Letter to the Praetorian Prefect Faustus by Cassiodorus

[Flavius Magnus Aurelius Cassiodorus Senator, “Variae”, lib. IV, ep. 50, 537-540 AD.]

Written by Cassiodorus in the name of King Theodoric to the Praetorian Prefect Faustus.

The Campanians complain that their fields have been devastated by an eruption of Vesuvius, and ask in consequence for a remission of tribute.

Let your Greatness send men of proved integrity to the territories of Napoli and Nola, who may examine the ravaged lands for themselves, and proportion the relief granted, to the amount of damage done in each case.

That Province is visited at intervals by this terrible calamity, as if to mar its otherwise perfect happiness. There is one favourable feature in the visitation. It does not come wholly unawares. For some time before, the mountain groans with the strife of Nature going on inside it, and it seems as if an angry spirit within would terrify all the neighbourhood by his mighty roar. Then the air is darkened by its foul exhalations; hot ashes scudding along the sea, a shower of drops of dust upon the land, tell to all Italy, to the transmarine Provinces, to the world, from what calamity Campania is suffering.

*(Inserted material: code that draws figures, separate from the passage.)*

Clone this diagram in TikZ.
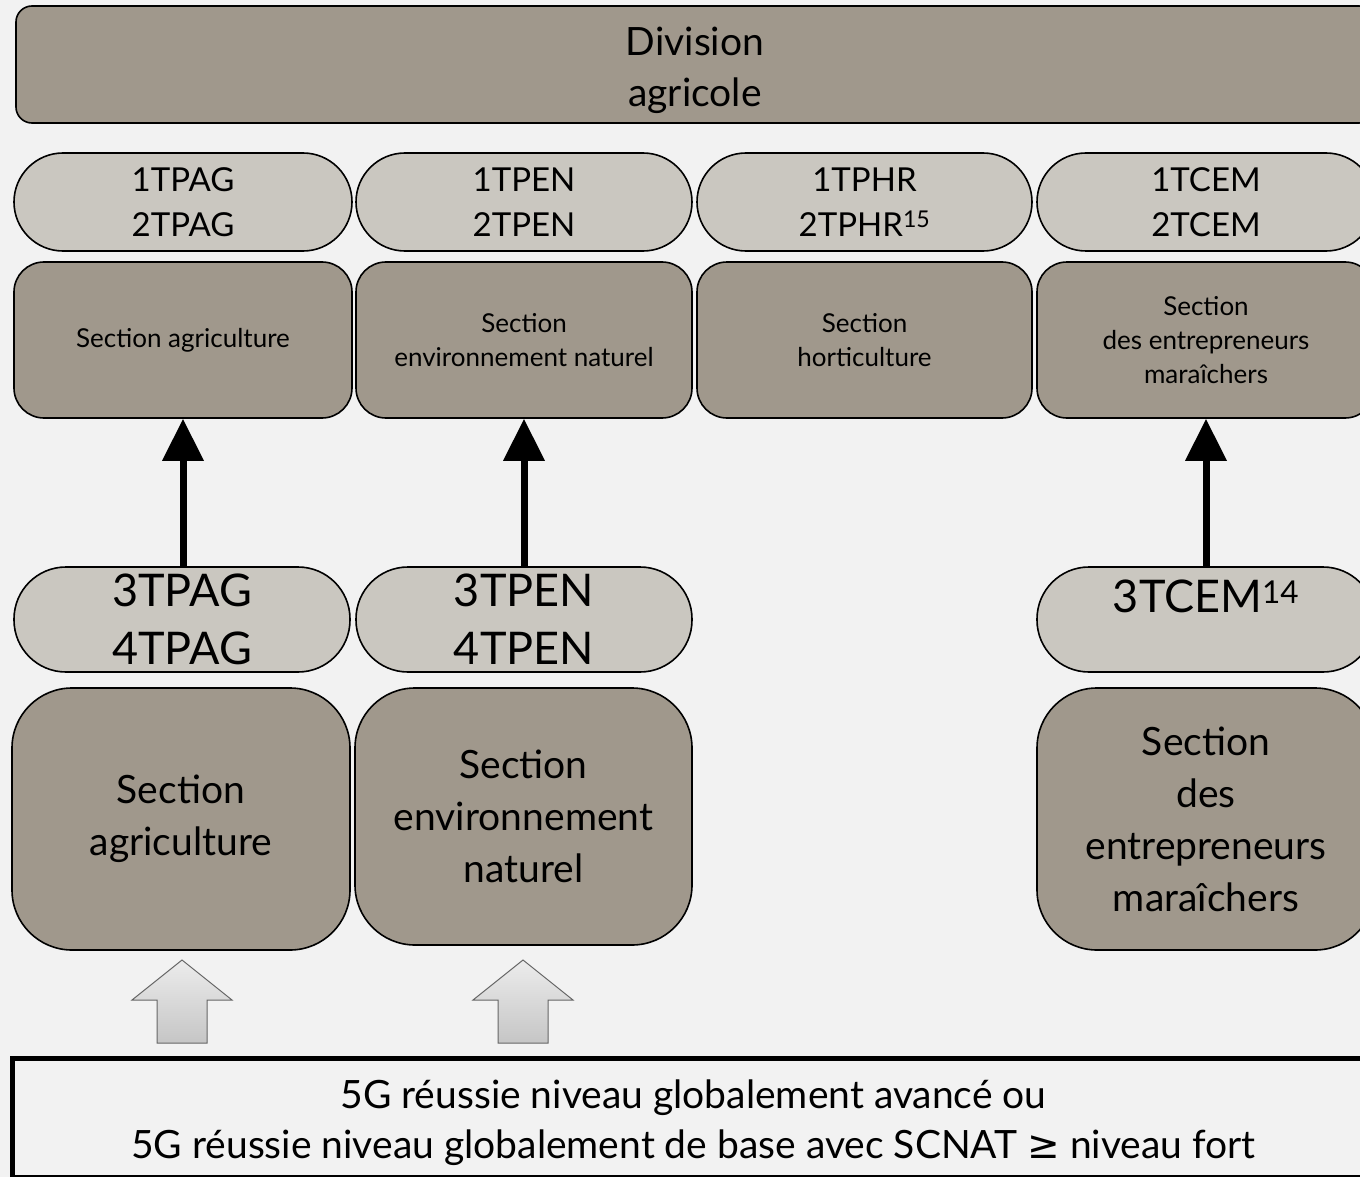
\documentclass[tikz,border=0pt]{standalone}
\usepackage{fontspec}
\setmainfont{Lato}
\newfontfamily\symfont{DejaVu Sans}
\usetikzlibrary{arrows.meta}
\definecolor{bgc}{HTML}{F2F2F2}
\definecolor{darkbox}{HTML}{A0988C}
\definecolor{lightbox}{HTML}{CAC7C0}
\tikzset{
  base/.style={draw=black, line width=1.6pt, align=center, inner sep=0pt, text=black},
  pill/.style={base, fill=lightbox, rounded corners=#1},
  sect/.style={base, fill=darkbox, rounded corners=#1},
  bigarrow/.style={line width=7pt, -{Triangle[width=40pt,length=42pt]}},
  blockarrow/.style={draw=gray!80!black, line width=1pt, top color=gray!15, bottom color=gray!45},
  fA/.style={font=\fontsize{33}{45}\selectfont},
  fB/.style={font=\fontsize{26}{34}\selectfont},
  fC/.style={font=\fontsize{45}{58}\selectfont},
  fD/.style={font=\fontsize{39}{52}\selectfont},
  fE/.style={font=\fontsize{39}{51}\selectfont},
}
\begin{document}
\begin{tikzpicture}[x=1pt,y=-1pt]
\useasboundingbox (0,0) rectangle (1360,1177);
\fill[bgc] (0,0) rectangle (1360,1177);

% top division
\node[sect=16pt, minimum width=1359pt, minimum height=117pt] (div) at (695.5,64.5) {};
\node[fE, align=center, inner sep=0pt] (divt) at (695,70) {Division\\agricole};

% row 1 pills
\node[pill=49pt, fA, minimum width=338pt, minimum height=98pt] (p1a) at (183,202) {1TPAG\\2TPAG};
\node[pill=49pt, fA, minimum width=336pt, minimum height=98pt] (p1b) at (524,202) {1TPEN\\2TPEN};
\node[pill=49pt, fA, minimum width=335pt, minimum height=98pt] (p1c) at (864.5,202) {1TPHR\\2TPHR\textsuperscript{15}};
\node[pill=49pt, fA, minimum width=338pt, minimum height=98pt] (p1d) at (1206,202) {1TCEM\\2TCEM};

% row 2 sections
\node[sect=30pt, fB, minimum width=338pt, minimum height=156pt] (s2a) at (183,340) {Section agriculture};
\node[sect=30pt, fB, minimum width=336pt, minimum height=156pt] (s2b) at (524,340) {Section\\environnement naturel};
\node[sect=30pt, fB, minimum width=335pt, minimum height=156pt] (s2c) at (864.5,340) {Section\\horticulture};
\node[sect=30pt, fB, minimum width=338pt, minimum height=156pt] (s2d) at (1206,340) {Section\\des entrepreneurs\\maraîchers};

% row 3 pills
\node[pill=52pt, fC, minimum width=336pt, minimum height=105pt] (p3a) at (182,619.5) {3TPAG\\4TPAG};
\node[pill=52pt, fC, minimum width=336pt, minimum height=105pt] (p3b) at (524,619.5) {3TPEN\\4TPEN};
\node[pill=52pt, fC, minimum width=338pt, minimum height=105pt] (p3d) at (1206,619.5) {};
\node[fC, anchor=center] (t3d) at (1206,596) {3TCEM\textsuperscript{14}};

% row 4 sections
\node[sect=60pt, fD, minimum width=338pt, minimum height=262pt] (s4a) at (181,819) {Section\\agriculture};
\node[sect=60pt, fD, minimum width=337pt, minimum height=257pt] (s4b) at (523.5,816.5) {Section\\environnement\\naturel};
\node[sect=60pt, fD, minimum width=338pt, minimum height=262pt] (s4d) at (1206,819) {Section\\des\\entrepreneurs\\maraîchers};

% black arrows
\draw[bigarrow] (p3a.north -| s2a.south) -- (s2a.south);
\draw[bigarrow] (p3b.north) -- (s2b.south);
\draw[bigarrow] (p3d.north) -- (s2d.south);

% bottom box
\node[draw=black, line width=5pt, fill=bgc, minimum width=1363pt, minimum height=119pt, inner sep=0pt] (bot) at (693.5,1117.5) {};
\node[align=center, inner sep=0pt, font=\fontsize{39}{50}\selectfont] (bott) at (693.5,1123)
  {5G réussie niveau globalement avancé ou\\5G réussie niveau globalement de base avec SCNAT {\symfont ≥} niveau fort};

% block arrows
\path[blockarrow] (157,1043) -- (207,1043) -- (207,1000) -- (232,1000) -- (182,960) -- (132,1000) -- (157,1000) -- cycle;
\path[blockarrow] (498,1043) -- (548,1043) -- (548,1000) -- (573,1000) -- (523,960) -- (473,1000) -- (498,1000) -- cycle;
\end{tikzpicture}
\end{document}
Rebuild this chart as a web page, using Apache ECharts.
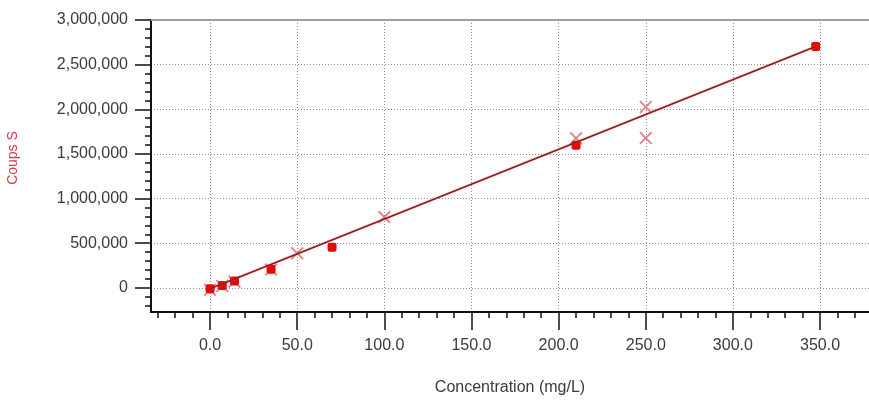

Go nearer: you will see as it were rivers of dust flowing, and glowing streams of barren sand moving over the country. You see and wonder: the furrows of the fields are suddenly lifted to a level with the tops of the trees; the country, which but now was dressed in a robe of gladsome greenness, is laid waste by sudden and mournful heat. And yet, even those sandy tracts of pumice-stone which the mountain vomits forth, dry and burnt up as they appear, have their promise of fertility. There are germs within them which will one day spring to life, and re-clothe the mountain side which they have wasted.

How strange that one mountain alone should thus terrify the whole world! Other mountains may be seen with silently glowing summits; this alone announces itself to distant lands by darkened skies and changed air. So it still goes on, shedding its dusty dews over the land; ever parting with its substance, yet a mountain still undiminished in height and amplitude. Who that sees those mighty blocks in the plain would believe that they had boiled over from the depths of that distant hill, that they had been tossed like straws upon the wind by the angry spirit of the mountain?

Therefore let your Prudence so manage the enquiry that those who have really suffered damage shall be relieved, while no room is left for fraud.